Scalability Problem 6: Stats writes, again
- Wrote to the master too much. More data with each feed. Added more stats tracking for ads, items, and circulation.
- Use merge tables. Truncate the data from 2 days ago.
- Went to horizontal partitioning: ad serving, flare serving, circulation.
- Move hottest tables/queries to own clusters.

Scalability Problem 7: Master DB Failure
- Using a primary and slave there's a single point of failure because it's hard to promote a slave to a master. Went to a multi master solution.

Scalability Problem 8: Power Failure
- Needed a disaster recovery/secondary site.
- Active/active not possible.
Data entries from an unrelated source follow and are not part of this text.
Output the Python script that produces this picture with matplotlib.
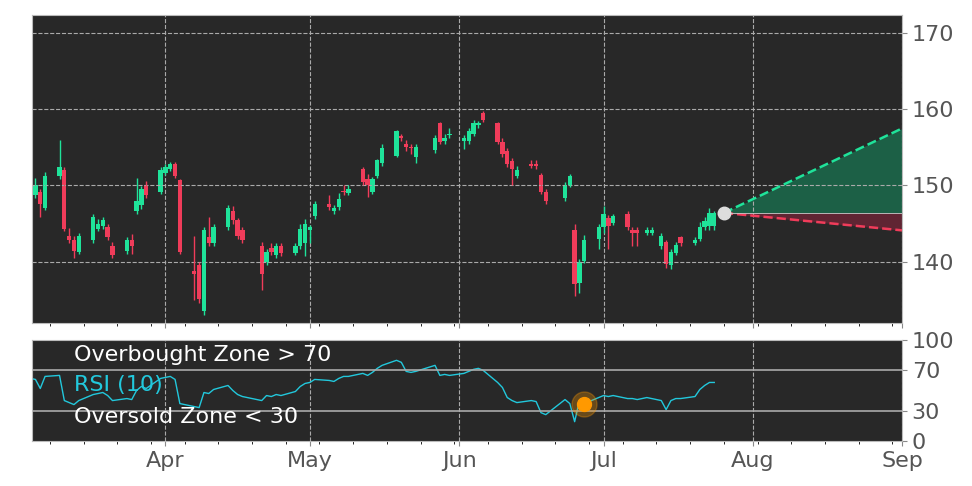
import matplotlib
matplotlib.use("Agg")
import matplotlib.pyplot as plt
import matplotlib.dates as mdates
import pandas as pd
import numpy as np

base = pd.Timestamp("2021-04-01")
day_offsets = [-28,-27,-26,-25,-22,-21,-20,-19,-18,-15,-14,-13,-12,-11,-8,-7,-6,-5,-4,-1,
               0,1,2,3,6,7,8,9,10,13,14,15,16,20,21,22,23,24,27,28,
               29,30,31,34,35,36,37,38,41,42,43,44,45,48,49,50,51,52,56,57,
               58,59,62,63,64,65,66,69,70,71,72,73,76,77,78,79,83,84,85,86,
               87,90,91,92,93,96,97,98,100,101,103,104,105,106,107,110,111,112,113,114]
opens = [152.2,148.7,149.1,147.1,151.2,152.0,143.4,142.9,141.2,142.8,144.3,144.7,144.6,142.1,141.4,142.8,146.6,147.4,150.1,149.1,
         151.7,152.2,152.8,150.7,138.8,139.5,133.5,143.2,142.4,144.5,146.7,145.4,144.2,142.0,139.9,141.8,140.9,142.0,141.1,142.0,
         142.5,144.2,146.0,147.6,146.7,147.2,149.3,149.0,152.2,150.8,149.2,151.3,152.9,153.9,156.5,155.5,155.0,153.8,154.6,158.2,
         155.8,156.6,155.8,155.8,156.8,157.9,159.5,158.2,155.7,154.5,153.2,151.3,152.8,152.7,151.4,149.2,148.4,150.1,144.2,137.2,
         140.1,143.0,144.5,145.7,145.1,146.2,144.2,144.2,143.8,143.8,142.0,142.6,139.6,141.1,143.2,142.4,143.0,144.5,144.7,144.7]
closes = [149.7,150.0,147.6,151.3,152.4,144.3,142.8,141.4,143.4,145.9,144.9,145.4,143.2,140.9,142.8,142.0,148.0,149.6,148.7,152.1,
          152.4,152.8,151.3,141.2,138.4,135.1,144.1,142.4,144.5,147.0,145.4,143.4,142.8,138.4,141.3,141.2,142.1,141.1,142.1,144.3,
          145.0,144.5,147.6,147.2,147.0,148.2,149.1,149.6,150.5,150.0,150.9,153.3,154.9,157.1,156.3,155.0,154.9,155.0,156.2,155.7,
          156.3,156.8,156.3,157.1,158.2,158.2,158.6,155.7,154.1,152.8,152.2,152.1,152.6,152.6,149.1,147.9,150.1,151.2,137.0,140.0,
          142.9,144.5,146.3,144.7,146.0,144.5,143.7,143.7,144.1,144.1,143.3,139.7,141.2,142.2,142.4,142.8,144.6,145.3,146.4,146.4]
highs = [152.6,151.0,149.6,151.8,156.0,152.4,144.4,143.4,143.8,146.3,145.6,145.8,145.0,142.6,143.2,143.6,151.0,149.9,150.6,152.4,
         152.8,153.1,153.1,150.9,143.4,139.9,144.6,145.8,145.0,147.4,147.3,145.7,144.5,142.6,141.7,142.4,142.4,142.4,142.4,144.9,
         145.6,144.8,148.0,148.7,147.4,149.0,150.1,150.0,152.4,151.5,151.1,153.5,155.5,157.3,156.8,156.0,155.5,155.4,156.7,158.4,
         156.8,157.5,156.6,157.5,158.6,158.5,159.8,158.4,156.2,154.9,153.6,152.5,153.4,153.4,151.6,149.5,150.5,151.5,145.0,140.4,
         143.5,144.9,147.3,146.1,146.3,146.6,144.6,144.6,144.5,144.5,143.7,142.9,141.6,142.6,143.4,143.2,145.2,145.9,147.0,146.7]
lows = [149.4,148.3,145.8,146.8,150.9,144.0,142.5,140.5,141.0,142.4,144.0,144.3,142.9,140.5,141.0,141.0,146.2,146.9,148.4,148.9,
        151.4,151.9,151.0,141.0,135.0,134.5,133.0,142.0,142.0,144.2,145.0,143.0,142.4,136.2,139.5,140.8,140.5,140.7,140.8,141.6,
        140.7,142.5,145.6,146.8,146.3,146.8,148.7,148.7,150.0,148.5,148.9,151.0,152.6,153.7,155.9,154.5,154.2,153.0,154.3,155.4,
        155.4,156.3,154.8,155.5,156.5,157.6,158.3,155.4,153.7,152.4,150.0,151.0,152.3,152.2,148.9,147.6,148.0,149.8,135.5,135.9,
        139.8,141.7,143.7,141.7,144.8,144.2,142.0,142.0,143.5,143.5,141.6,139.2,139.0,140.8,142.0,142.2,142.7,144.2,144.2,144.2]
rsi = [62,61,52,64,65,40,38,36,40,46,47,48,45,40,42,41,50,54,52,62,
       63,64,61,37,34,33,48,47,51,55,50,46,44,40,45,44,46,45,49,54,
       57,58,61,60,59,62,64,64,67,65,68,72,75,80,78,69,68,69,75,65,
       66,65,67,69,71,72,70,58,53,43,40,38,40,39,28,26,41,37,19,40,
       37,43,45,44,45,42,42,41,43,42,40,31,40,42,42,44,51,55,58,58]

forecast_days = [116, 153]
forecast_upper = [146.4, 157.5]
forecast_lower = [146.4, 144.1]
forecast_base = 146.4
rsi_marker_idx = 80

xlim = (base + pd.Timedelta(days=-27.7), pd.Timestamp("2021-09-01"))
dates = [base + pd.Timedelta(days=d) for d in day_offsets]
x = mdates.date2num(dates)

GREEN = "#1fe39a"
RED = "#f03c5a"
BG = "#282828"
TXT = "#555555"

fig = plt.figure(figsize=(9.72, 4.86), dpi=100)
ax = fig.add_axes([0.033, 0.335, 0.895, 0.634])
ax2 = fig.add_axes([0.033, 0.093, 0.895, 0.207])

for a in (ax, ax2):
    a.set_facecolor(BG)
    for s in a.spines.values():
        s.set_color("#bbbbbb")
    a.yaxis.tick_right()
    a.tick_params(axis="both", colors="#888888", labelcolor=TXT, labelsize=16)
    a.xaxis.set_major_locator(mdates.MonthLocator())
    a.xaxis.set_minor_locator(mdates.WeekdayLocator(byweekday=mdates.MO))
    a.set_xlim(mdates.date2num(xlim[0]), mdates.date2num(xlim[1]))

w = 0.9
for xi, o, c, h, l in zip(x, opens, closes, highs, lows):
    col = GREEN if c >= o else RED
    ax.vlines(xi, l, h, color=col, lw=1)
    ax.bar(xi, abs(c - o) if abs(c - o) > 0.2 else 0.2, bottom=min(o, c), width=w, color=col)

fx = mdates.date2num([base + pd.Timedelta(days=d) for d in forecast_days])
ax.fill_between(fx, [forecast_base]*2, forecast_upper, color="#1a6b4c", alpha=0.85, lw=0)
ax.fill_between(fx, forecast_lower, [forecast_base]*2, color="#6b2535", alpha=0.85, lw=0)
ax.plot(fx, forecast_upper, "--", color=GREEN, lw=1.8)
ax.plot(fx, forecast_lower, "--", color=RED, lw=1.8)
ax.plot([fx[0], fx[1]], [forecast_base]*2, color="#cccccc", lw=0.6)
ax.plot(fx[0], forecast_base, "o", color="#dddddd", ms=9, zorder=5)

ax.set_ylim(131.9, 172.4)
ax.set_yticks([140, 150, 160, 170])
ax.tick_params(axis="x", labelbottom=False)
ax.grid(True, color="#aaaaaa", ls="--", lw=0.8)

ax2.plot(x, rsi, color="#22c8dc", lw=1)
ax2.axhline(70, color="#aaaaaa", lw=1.2)
ax2.axhline(30, color="#aaaaaa", lw=1.2)
ax2.plot(x[rsi_marker_idx], rsi[rsi_marker_idx], "o", color="#ff9900", ms=18, alpha=0.3, zorder=4)
ax2.plot(x[rsi_marker_idx], rsi[rsi_marker_idx], "o", color="#ff9900", ms=10, zorder=5)
ax2.set_ylim(0, 100)
ax2.set_yticks([0, 30, 70, 100])
ax2.grid(True, axis="x", color="#aaaaaa", ls="--", lw=0.8)
ax2.xaxis.set_major_formatter(mdates.DateFormatter("%b"))
tx = mdates.date2num(base + pd.Timedelta(days=-19))
ax2.text(tx, 85, "Overbought Zone > 70", color="white", fontsize=16, va="center")
ax2.text(tx, 55, "RSI (10)", color="#22c8dc", fontsize=16, va="center")
ax2.text(tx, 24, "Oversold Zone < 30", color="white", fontsize=16, va="center")

fig.savefig("out.png", dpi=100, facecolor="white")
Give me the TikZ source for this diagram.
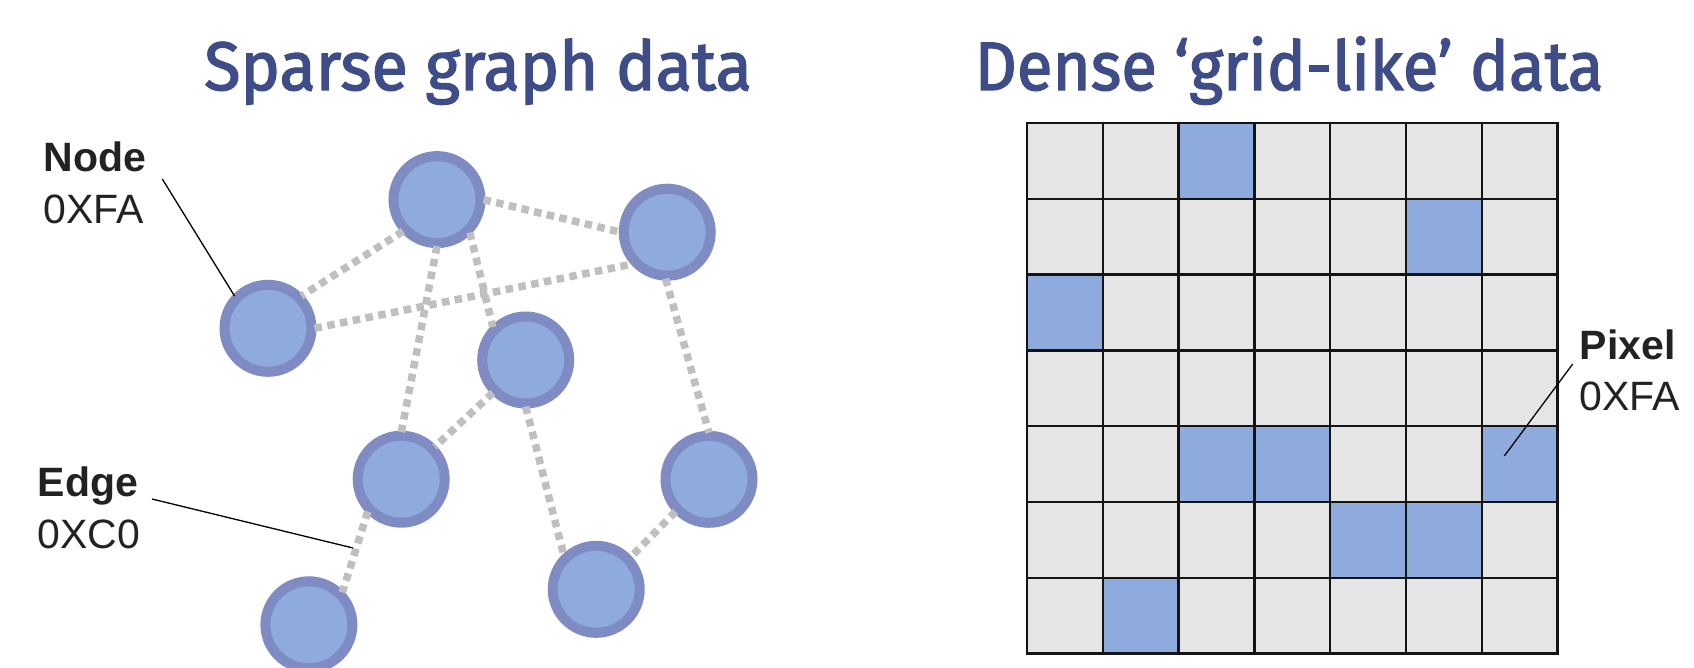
\documentclass[tikz,border=0pt]{standalone}
\usepackage{fontspec}
\setmainfont{Liberation Sans}
\newfontfamily\titlefont{Fira Sans}[FakeBold=2]
\definecolor{titleblue}{RGB}{62,76,135}
\definecolor{ringblue}{RGB}{127,140,196}
\definecolor{fillblue}{RGB}{143,170,220}
\definecolor{edgegray}{RGB}{191,191,191}
\definecolor{cellgray}{RGB}{229,229,229}
\definecolor{labelink}{RGB}{34,34,34}
\tikzset{
  heading/.style={font=\titlefont\fontsize{68.6}{80}\selectfont, text=titleblue,
    anchor=base, inner sep=0pt},
  lbl/.style={font=\fontsize{41}{49}\selectfont, text=labelink, anchor=base west, inner sep=0pt},
  lblbold/.style={lbl, font=\fontsize{41}{49}\selectfont\bfseries},
  gnode/.style={circle, draw=ringblue, fill=fillblue, line width=10pt,
    minimum size=87pt, inner sep=0pt, outer sep=3pt},
  gedge/.style={draw=edgegray, line width=7.5pt, dash pattern=on 7.5pt off 5.5pt},
  leader/.style={draw=black, line width=1.3pt},
  cellbox/.style={fill=cellgray},
  pixbox/.style={fill=fillblue},
  gridline/.style={draw=black!92, line width=2.4pt},
}
\begin{document}
\begin{tikzpicture}[x=1pt,y=-1pt]
\useasboundingbox (0,0) rectangle (1694,668);

% headings
\node[heading] (sparsetitle) at (478,90) {\scalebox{0.971}[1]{Sparse graph data}};
\node[heading] (densetitle) at (1289,90) {\scalebox{0.953}[1]{Dense ‘grid-like’ data}};

% ---------- sparse graph ----------
\node[gnode] (A) at (437,199.6) {};
\node[gnode] (B) at (667.2,232.2) {};
\node[gnode] (C) at (268,328.3) {};
\node[gnode] (D) at (525.7,360) {};
\node[gnode] (E) at (401.2,479.2) {};
\node[gnode] (F) at (709,479.3) {};
\node[gnode] (G) at (596.2,589.3) {};
\node[gnode] (H) at (308.9,624.8) {};

\draw[gedge] (A.223) -- (C.44);
\draw[gedge] (A.0) -- (B.180);
\draw[gedge] (C.0) -- (B.223);
\draw[gedge] (A.270) -- (E.90);
\draw[gedge] (A.315) -- (D.135);
\draw[gedge] (D.225) -- (E.44);
\draw[gedge] (D.270) -- (G.134);
\draw[gedge] (B.268) -- (F.90);
\draw[gedge] (E.224) -- (H.44);
\draw[gedge] (F.224) -- (G.43);

% node label
\node[lblbold] (nodename) at (43.5,171.7) {Node};
\node[lbl] (nodeval) at (43.5,223.3) {0XFA};
\coordinate (nodetail) at (162.3,179);
\draw[leader] (nodetail) -- (C.136);

% edge label
\node[lblbold] (edgename) at (37.5,496.7) {Edge};
\node[lbl] (edgeval) at (37.5,548.3) {0XC0};
\coordinate (edgetail) at (152,499);
\path (E.224) -- (H.44) coordinate[pos=0.45] (edgehit);
\draw[leader] (edgetail) -- ([xshift=-3.5pt]edgehit);

% ---------- pixel grid ----------
\def\gx{1027}
\def\gy{123}
\def\cs{75.8}
\foreach \r in {0,...,6}
  \foreach \c in {0,...,6}
    \fill[cellbox] (\gx+\c*\cs,\gy+\r*\cs) rectangle ++(\cs,\cs);
\foreach \r/\c in {0/2, 1/5, 2/0, 4/2, 4/3, 4/6, 5/4, 5/5, 6/1}
  \fill[pixbox] (\gx+\c*\cs,\gy+\r*\cs) rectangle ++(\cs,\cs);
\foreach \i in {0,...,7} {
  \draw[gridline] (\gx+\i*\cs,\gy-1.2) -- (\gx+\i*\cs,\gy+7*\cs+1.2);
  \draw[gridline] (\gx-1.2,\gy+\i*\cs) -- (\gx+7*\cs+1.2,\gy+\i*\cs);
}

% pixel label
\node[lblbold] (pixelname) at (1579.5,359.3) {Pixel};
\node[lbl] (pixelval) at (1579.5,410) {0XFA};
\coordinate (pixeltail) at (1572.7,364);
\coordinate (pixelhit) at (1504.3,456);
\draw[leader] (pixeltail) -- (pixelhit);
\end{tikzpicture}
\end{document}
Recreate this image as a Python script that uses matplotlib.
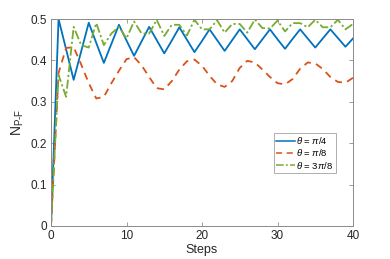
import matplotlib
matplotlib.use("Agg")
import matplotlib.pyplot as plt
import numpy as np

steps = list(range(41))
blue = [0, 0.5, 0.427, 0.353, 0.422, 0.491, 0.442, 0.394, 0.44, 0.486, 0.448,
        0.411, 0.446, 0.481, 0.449, 0.417, 0.448, 0.48, 0.45, 0.42, 0.447,
        0.475, 0.449, 0.423, 0.449, 0.475, 0.451, 0.427, 0.451, 0.475, 0.451,
        0.428, 0.452, 0.475, 0.453, 0.431, 0.453, 0.475, 0.454, 0.433, 0.453]
orange = [0, 0.37, 0.43, 0.432, 0.39, 0.345, 0.308, 0.312, 0.345, 0.375, 0.403,
          0.408, 0.388, 0.36, 0.333, 0.33, 0.35, 0.378, 0.398, 0.402, 0.387,
          0.363, 0.342, 0.336, 0.35, 0.382, 0.399, 0.395, 0.378, 0.36, 0.345,
          0.342, 0.355, 0.38, 0.395, 0.393, 0.379, 0.36, 0.348, 0.346, 0.358]
green = [0, 0.365, 0.312, 0.481, 0.437, 0.431, 0.49, 0.437, 0.465, 0.481, 0.453,
         0.494, 0.465, 0.465, 0.498, 0.459, 0.486, 0.486, 0.46, 0.498, 0.475,
         0.475, 0.497, 0.467, 0.488, 0.488, 0.467, 0.499, 0.478, 0.477, 0.496,
         0.47, 0.49, 0.49, 0.48, 0.498, 0.48, 0.48, 0.498, 0.475, 0.488]
labels = [r'$\theta$ = $\pi$/4', r'$\theta$ = $\pi$/8', r'$\theta$ = 3$\pi$/8']
xticks = [0, 10, 20, 30, 40]
yticks = [0, 0.1, 0.2, 0.3, 0.4, 0.5]

plt.rcParams['font.family'] = ['Liberation Sans', 'DejaVu Sans']
plt.rcParams['mathtext.fontset'] = 'custom'
plt.rcParams['mathtext.rm'] = 'Liberation Sans'
plt.rcParams['mathtext.it'] = 'Liberation Sans:italic'

fig = plt.figure(figsize=(3.9, 2.59), dpi=100)
ax = fig.add_axes([51/390, 1-226/259, (353-51)/390, (226-19)/259])

ax.plot(steps, blue, color='#0072BD', lw=1.3, ls='-', label=labels[0])
ax.plot(steps, orange, color='#D95319', lw=1.3, ls=(0, (4, 3)), label=labels[1])
ax.plot(steps, green, color='#77AC30', lw=1.3, ls=(0, (5, 1.5, 1.2, 1.5)), label=labels[2])

ax.set_xlim(0, 40)
ax.set_ylim(0, 0.5)
ax.set_xticks(xticks)
ax.set_yticks(yticks)
ax.set_xticklabels([str(t) for t in xticks])
ax.set_yticklabels(['0', '0.1', '0.2', '0.3', '0.4', '0.5'])
for s in ax.spines.values():
    s.set_color('#8a8a8a')
    s.set_linewidth(0.7)
ax.tick_params(direction='in', length=3, width=0.6, color='#8a8a8a',
               labelsize=8.5, labelcolor='#262626', top=True, right=True, pad=3)
ax.set_xlabel('Steps', fontsize=9, color='#262626', labelpad=1)
ax.set_ylabel(r'$\mathrm{N_{P\text{-}F}}$', fontsize=10, color='#262626', labelpad=3)

leg = ax.legend(loc='upper left', bbox_to_anchor=((274-51)/302, 1-(133-19)/207),
                fontsize=6.8, frameon=True, fancybox=False, borderpad=0.25,
                handlelength=2.0, handletextpad=0.1, labelspacing=0.12,
                borderaxespad=0)
leg.get_frame().set_edgecolor('#8a8a8a')
leg.get_frame().set_linewidth(0.6)
for line in leg.get_lines():
    line.set_linewidth(1.1)

fig.savefig('out.png', dpi=100)
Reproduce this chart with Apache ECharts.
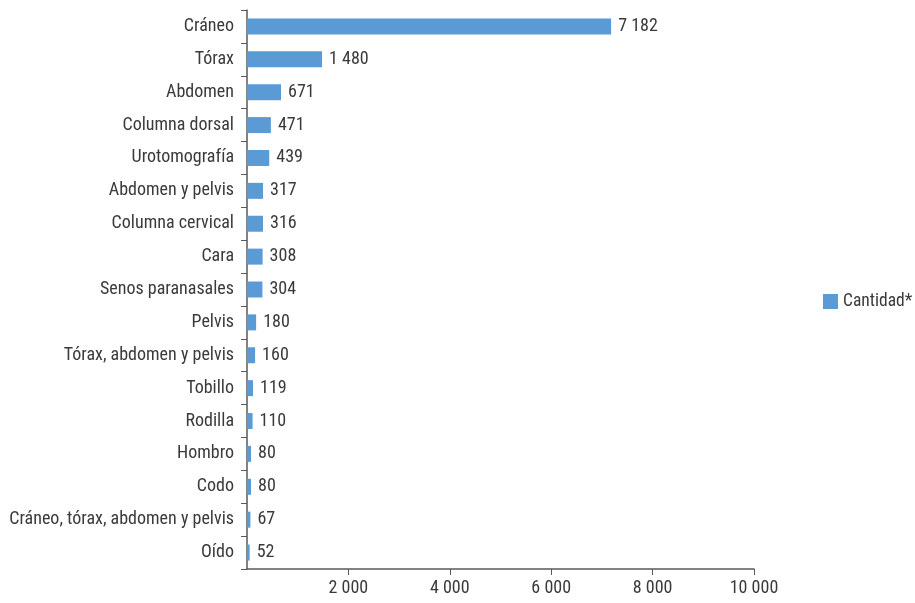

Too much hardware, didn't like having half the hardware going to waste, and needed a really fast connection between data centers.
- Create custom solution to download feeds to remote servers.

They have two sites in primary and secondary roles (active-passive) as their geographical redundancy plan. They plan on moving to active-active model in the future.

Lessons Learned

Know your DB workload, Cacti really helps with this.

‘EXPLAIN’ all of your queries. Helps keep crushing queries out of the system.

Cache everything that you can.

Profile your code, usually only needed on hard-to-find leaks.

The greatest challenge was finding the most efficient ways to locate hotspots and bottlenecks in the application. With a loose methodology for locating problems, the analysis became very easy. Detailed monitoring was crucial in this, keeping track of disk, CPU and memory usage, slow database queries, handler details in MySQL, etc.